Statement

During my childhood, I lived on a boat moored on the River Thames, next to a London park. This formative experience began my enduring fascination with the natural world. Throughout my career as an Artist, I have focused on the re-enchantment of the environment. A recent paper sculpture, The Little Clod of Earth (after Dürer), 2022 (made with a Mondrian Fonds Grant) for the Museum Rijswijk in the Netherlands was installed in the 2022 Paper Biennale. Additional new works were installed in antique taxidermy cases from the Museum Schiedam. The paper sculptures explored both consumerism and lost knowledge.
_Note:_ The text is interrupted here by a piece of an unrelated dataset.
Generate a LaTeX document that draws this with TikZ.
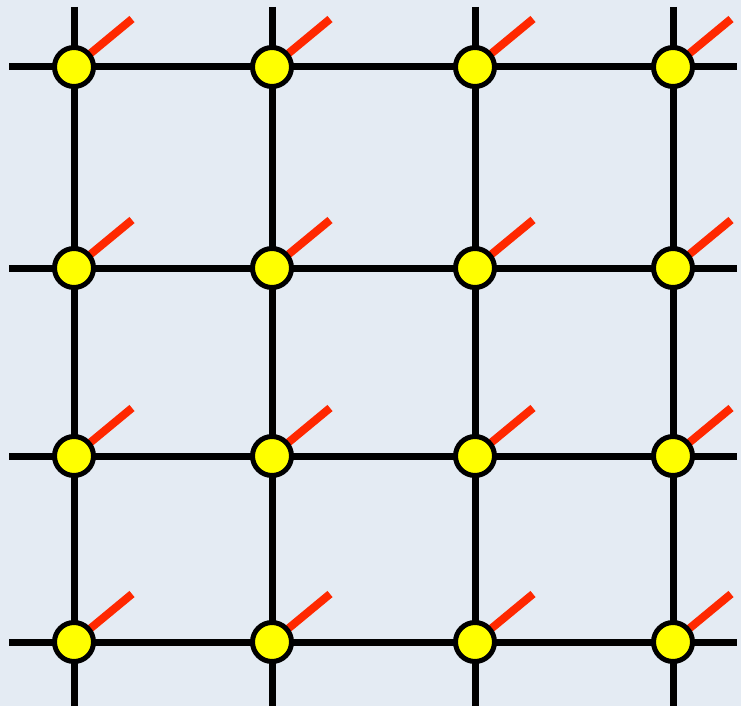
\documentclass[tikz,border=0pt]{standalone}
\definecolor{paper}{RGB}{228,235,243}
\definecolor{spinred}{RGB}{255,40,0}
\definecolor{siteyellow}{RGB}{255,255,0}
\tikzset{
  bond/.style={line width=7pt, black},
  spin/.style={line width=8pt, spinred},
  site/.style={circle, draw=black, line width=5pt, fill=siteyellow, minimum size=39pt, inner sep=0pt},
}
\begin{document}
\begin{tikzpicture}[x=1pt, y=-1pt]
    \fill[paper] (0,0) rectangle (741,706);
    \useasboundingbox (0,0) rectangle (741,706);
    % lattice points
    \foreach \x [count=\i] in {74,272,475,673} {
        \foreach \y [count=\j] in {67,268,456,642} {
            \coordinate (p-\i-\j) at (\x,\y);
        }
        \coordinate (top-\i) at (\x,7);
        \coordinate (bot-\i) at (\x,712);
    }
    \foreach \y [count=\j] in {67,268,456,642} {
        \coordinate (left-\j) at (9,\y);
        \coordinate (right-\j) at (737,\y);
    }
    % bonds
    \foreach \i in {1,...,4} {
        \draw[bond] (top-\i) -- (p-\i-1) -- (p-\i-2) -- (p-\i-3) -- (p-\i-4) -- (bot-\i);
        \draw[bond] (left-\i) -- (p-1-\i) -- (p-2-\i) -- (p-3-\i) -- (p-4-\i) -- (right-\i);
    }
    % spins and sites
    \foreach \i in {1,...,4} {
        \foreach \j in {1,...,4} {
            \draw[spin] (p-\i-\j) -- ++(58,-48);
            \node[site] (s-\i-\j) at (p-\i-\j) {};
        }
    }
\end{tikzpicture}
\end{document}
My most expansive work is the ‘Nine Wild Plants Project’, begun in 2004, which is an investigation of 'seeing' wild plants in an era of climate change, and extractivist/consumerist economies. A new set of drawings with branded paper packaging collage is featured in the curated exhibition Flowers Forever in the München Kunsthalle der HypoKulturstiftung (with catalogue).The exhibition tours to Hamburg and Rome.
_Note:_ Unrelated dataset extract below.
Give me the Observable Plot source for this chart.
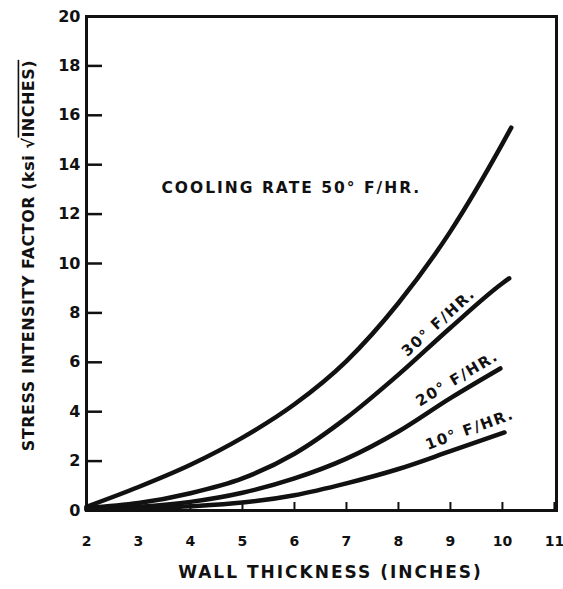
<!DOCTYPE html>
<html><head><meta charset="utf-8">
<script src="https://cdn.jsdelivr.net/npm/d3@7"></script>
<script src="https://cdn.jsdelivr.net/npm/@observablehq/plot@0.6"></script>
<style>
body{margin:0;background:#fff}
.lbl text{letter-spacing:2px}
.rlbl text{letter-spacing:1.5px}
.xtitle text{letter-spacing:2px}
.ytitle text{letter-spacing:0.5px}
</style>
</head><body><div id="chart"></div>
<script>
// Wall thickness (inches) and stress intensity factor (ksi·√in) per cooling rate
const x50 = [2, 3, 4, 5, 6, 7, 8, 9, 10, 10.17];
const k50 = [0.15, 0.95, 1.85, 2.95, 4.3, 6.05, 8.4, 11.3, 14.85, 15.5];
const x30 = [2, 3, 4, 5, 6, 7, 8, 9, 10, 10.13];
const k30 = [0.1, 0.3, 0.7, 1.3, 2.3, 3.75, 5.5, 7.4, 9.2, 9.4];
const x20 = [2, 3, 4, 5, 6, 7, 8, 9, 9.96];
const k20 = [0.05, 0.15, 0.35, 0.72, 1.3, 2.1, 3.2, 4.55, 5.75];
const x10 = [2, 3, 4, 5, 6, 7, 8, 9, 10.04];
const k10 = [0.03, 0.08, 0.17, 0.32, 0.62, 1.1, 1.68, 2.4, 3.16];

const xTicks = [2, 3, 4, 5, 6, 7, 8, 9, 10, 11];
const yTicks = [0, 2, 4, 6, 8, 10, 12, 14, 16, 18, 20];

const mainLabel = "COOLING RATE 50° F/HR.";
const mainLabelX = 5.94, mainLabelY = 13.04;
const rateText = ["30° F/HR.", "20° F/HR.", "10° F/HR."];
const rateX = [8.77, 9.13, 9.37];
const rateY = [7.61, 5.34, 3.28];
const rateAngle = [-42, -31, -20];

const xTitle = "WALL THICKNESS (INCHES)";
const yTitle = "STRESS INTENSITY FACTOR (ksi √INCHES)";

const series = [[x50, k50, "50"], [x30, k30, "30"], [x20, k20, "20"], [x10, k10, "10"]];
const curves = series.flatMap(([xs, ks, r]) => xs.map((x, i) => ({x, k: ks[i], rate: r})));
const rates = rateText.map((t, i) => ({t, x: rateX[i], y: rateY[i], a: rateAngle[i]}));

const W = 563, H = 589, ML = 86, MR = 7, MT = 16, MB = 79;
const frameW = W - ML - MR, frameH = H - MT - MB;

const plot = Plot.plot({
  width: W, height: H,
  marginLeft: ML, marginRight: MR, marginTop: MT, marginBottom: MB,
  style: {fontFamily: "'DejaVu Sans', sans-serif", fontWeight: "bold", color: "#111", background: "#fff"},
  x: {domain: [2, 11.04]},
  y: {domain: [0, 20]},
  marks: [
    Plot.axisY({ticks: yTicks, tickSize: 0, tickPadding: 6, fontSize: 16, label: null, tickFormat: d => String(d)}),
    Plot.axisX({ticks: xTicks, tickSize: 0, tickPadding: 26, fontSize: 14, label: null, tickFormat: d => String(d)}),
    Plot.tickY(yTicks, {y: d => d, insetRight: frameW - 16, stroke: "#111", strokeWidth: 2.5}),
    Plot.tickX(xTicks, {x: d => d, insetTop: frameH - 8, stroke: "#111", strokeWidth: 2}),
    Plot.frame({stroke: "#111", strokeWidth: 3}),
    Plot.line(curves, {x: "x", y: "k", z: "rate", curve: "monotone-x", stroke: "#111", strokeWidth: 4.5, strokeLinecap: "round"}),
    Plot.text([mainLabel], {x: () => mainLabelX, y: () => mainLabelY, fontSize: 15.5, fill: "#111", className: "lbl"}),
    Plot.text(rates, {x: "x", y: "y", text: "t", rotate: "a", fontSize: 15, fill: "#111", className: "rlbl"}),
    Plot.text([xTitle], {frameAnchor: "bottom", dx: 9, dy: 67, fontSize: 17, fill: "#111", className: "xtitle"}),
    Plot.text([yTitle], {frameAnchor: "left", textAnchor: "middle", lineAnchor: "middle", dx: -58, dy: -8, rotate: -90, fontSize: 16, fill: "#111", className: "ytitle"})
  ]
});
document.getElementById("chart").appendChild(plot);
// overline (vinculum) above the radicand of the y title
const yt = d3.select(plot).select(".ytitle text");
if (!yt.empty()) {
  const full = yt.text();
  const idx = full.indexOf("√") + 1;
  yt.text(null);
  yt.append("tspan").text(full.slice(0, idx));
  yt.append("tspan").style("text-decoration", "overline").text(full.slice(idx));
}
</script>
</body></html>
From 2022-23 I was invited to take part in a residency at the Centre for Fine Print Research, at the University of the West of England, Bristol. During the residency at the CFPR, I developed works using digital laser cutting and printing technologies. Laborious hand cutting was reinterpreted to create an editioned, fold out collection of British Butterflies, presented in entomology cases. Reprising my fascination with conventions of Natural History collecting, the interrelated images created a requiem for 13 of the species of British butterfly that are either extinct, or on the critically endangered Red List.

Gallery owner Emma Hill, who regularly shows my work, describes it in the following way:

"I have known Tracey Bush for over 15 years and have exhibited her work regularly at the Eagle Gallery since 2005 in exhibitions that have explored subjects including the natural world, neglected women artists, drawing and book art. The breadth and coherence of her practice together with its depth have always impressed me, as does her commitment to education. Bush’s work is initiated through periods of thorough research and thought which distinguishes it in my view from the work of a number of her contemporaries whose practice share similar stylistic approaches".
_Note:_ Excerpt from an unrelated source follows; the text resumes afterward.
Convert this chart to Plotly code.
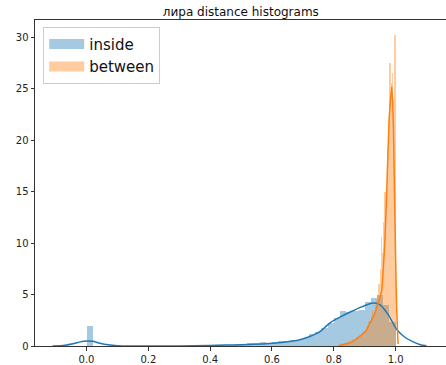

"She has consistently articulated concern about man’s increasingly fragile relationship with nature – eloquently expressed in the Nine Wild Plants project (2006 onwards) which combines research into the lack of contemporary knowledge about Britain’s indigenous botanical species (as against advertising logos), in a series of collaged drawings that combine accurate botanical specimens with burnishing practices learnt from book binding. Dusk (2017), an artist’s book about the large British Moths, combines duotone risograph printing with a cut-out binding structure that echos Victorian memorial wreaths – exemplifies a practice that integrates on all levels the subject matter of the work with the processes by which it is made".

"Her use of ‘craft’ techniques (cutting, stitching, embossing etc.) reflects her respect for the often anonymous or self-taught artists that came before her who ‘collected’ nature through the making of botanicals, herbariums and entomology boxes".

"The cross discipline nature of a practice that combines drawing, collage and book-making with deep thought about subject matter, process and materiality is the reason her work has been acquired by major public institutions and included in contexts such as Yale Center for British Arts’s seminal exhibition Of Green Leaf Bird and Flower (2014)."